What I used to do as vice class monitor (副班长) back in primary 6! Haha.
A few of my favourite scenes in the movie include: Uncle Chuan said if his daughter were to get married, he will at least have 50 tables and send out each and every invitation or he will be shot by lightning (I thought that was so touching despite his ‘ego’), when he cooked noodles for her for their joined birthdays, when the old men came together and relieved memories, when everyone came together and built the hot air balloon, and when Benji got a car for them both.
Some Pictures and Quotes I selected from The Journey’s facebook page and Joshua Ong’s blog:
爱需要谅解, 也需要妥协// Love requires understanding, and also compromise
争吵之候, 要更了解对方, 那才值得// To seek to understand one another better after a quarrel, then that’s worth it [the quarrel]
爱是我们之间, 唯一不说的语言// Love is the only unspoken language between us
[I teared during this part when young Bee was sent away overseas. Somehow it’s a Chinese thing that parents don’t express their love explicitly to their children, but that does not mean they do not love you]
相处, 是接受对方的第一步// Getting along or spending time is the first step towards accepting one another
顿时的领悟, 比任何事情更难得// A spur of the moment realization beats any other form of… well, realization.
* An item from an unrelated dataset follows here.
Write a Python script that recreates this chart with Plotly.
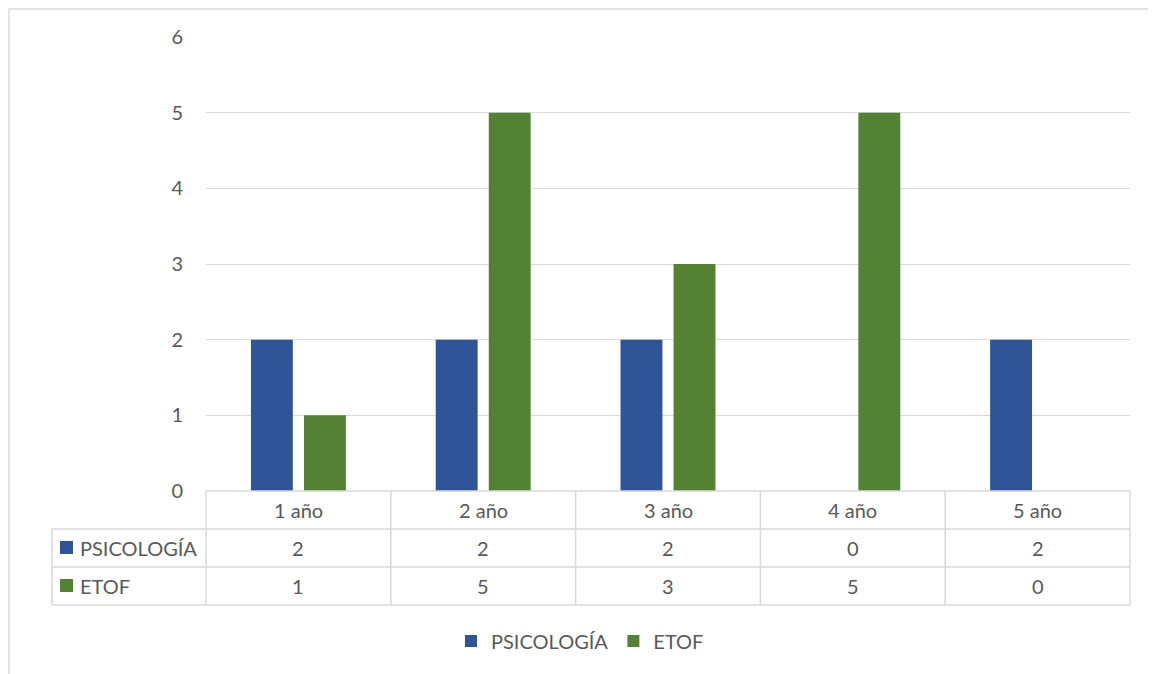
import plotly.graph_objects as go

categories = ["1 año", "2 año", "3 año", "4 año", "5 año"]
psicologia = [2, 2, 2, 0, 2]
etof = [1, 5, 3, 5, 0]
series_names = ["PSICOLOGÍA", "ETOF"]
colors = ["#2F5597", "#548235"]
y_ticks = [0, 1, 2, 3, 4, 5, 6]

OFF = 8  # page body margin
W, H = 1156, 674
L, R, T, B = 206 - OFF, 1130 - OFF, 37 - OFF, 491 - OFF
pw, ph = R - L, B - T

def px(xp):
    return (xp - OFF - L) / pw

def py(yp):
    return (B - (yp - OFF)) / ph

FONT = "Lato"
TXT = "#595959"
GRID = "#D9D9D9"
FS = 20

fig = go.Figure()
for name, vals, col in zip(series_names, [psicologia, etof], colors):
    fig.add_trace(go.Bar(x=categories, y=vals, name=name, marker_color=col,
                         marker_line_width=0))

shapes = []
# chart border (as close to the page edge as the figure allows)
shapes.append(dict(type="rect", xref="paper", yref="paper", x0=px(OFF + 1), x1=px(1300),
                   y0=py(OFF + 1), y1=py(800), line=dict(color=GRID, width=1.5)))
# table lines
row_y = [491, 529, 567, 605]
n = len(categories)
for i, yy in enumerate(row_y):
    x0 = 206 if i == 0 else 52
    shapes.append(dict(type="line", xref="paper", yref="paper", x0=px(x0), x1=1,
                       y0=py(yy), y1=py(yy), line=dict(color=GRID, width=1.5)))
for k in range(n + 1):
    shapes.append(dict(type="line", xref="paper", yref="paper", x0=k / n, x1=k / n,
                       y0=py(491), y1=py(605), line=dict(color=GRID, width=1.5)))
shapes.append(dict(type="line", xref="paper", yref="paper", x0=px(52), x1=px(52),
                   y0=py(529), y1=py(605), line=dict(color=GRID, width=1.5)))

tf = dict(family=FONT, size=FS, color=TXT)
annotations = []
for c in categories:
    annotations.append(dict(x=c, xref="x", y=py(510), yref="paper", text=c,
                            xanchor="center", yanchor="middle", showarrow=False, font=tf))
for r, (name, vals, col) in enumerate(zip(series_names, [psicologia, etof], colors)):
    yc = 548 + 38 * r
    for c, v in zip(categories, vals):
        annotations.append(dict(x=c, xref="x", y=py(yc), yref="paper", text=str(v),
                                xanchor="center", yanchor="middle", showarrow=False, font=tf))
    annotations.append(dict(x=px(78), xref="paper", xanchor="left", y=py(yc), yref="paper",
                            yanchor="middle", text=name, showarrow=False, font=tf))
    shapes.append(dict(type="rect", xref="paper", yref="paper", x0=px(60), x1=px(73),
                       y0=py(yc - 7), y1=py(yc + 6), fillcolor=col, line=dict(width=0)))

fig.update_layout(
    width=W, height=H,
    margin=dict(l=L, r=W - R, t=T, b=H - B, pad=0),
    paper_bgcolor="white", plot_bgcolor="white",
    barmode="group", bargap=0.426, bargroupgap=0.21,
    font=tf,
    xaxis=dict(showticklabels=False, showgrid=False, zeroline=False, showline=False,
               ticks="", range=[-0.5, n - 0.5]),
    yaxis=dict(range=[0, 6], tickvals=y_ticks, showgrid=True, gridcolor=GRID, gridwidth=1,
               zeroline=False, showline=False, ticks="", ticklabelstandoff=22,
               tickfont=tf),
    legend=dict(orientation="h", x=px(580), xanchor="center", y=py(641), yanchor="middle",
                font=tf, itemwidth=30, bgcolor="rgba(0,0,0,0)"),
    shapes=shapes, annotations=annotations,
)

fig.write_html("out.html")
[This was when Benji realized that he wants and is ready to be a father]
儿时的玩伴, 是真挚的友谊// Sincere friendship found amongst childhood friends
默默的付出, 也是对爱的一种表现// Love is also shown in subtle ways
有些事情, 只有放下了才能接受// There are some things where only by letting it go, can you begin to accept
最在乎的事, 往往最难说出口// More often than not, we find it hard to speak out things that matter most to us
家, 是永远的方向// Home is there [or should be the direction] for you forever
Overall, The Journey’s very entertaining, with a good combination of light-hearted jokes and tear-filling scenes. Truly 笑迎感动. I’m not gonna lie, I teared. (And so did you, most probably. Don’t 假假 haha)
News have reported that The Journey is the highest grossing local movie of all time, and has raked in RM13 million as at end February. A big WELL DONE to the director Chiu Keng Guan and team!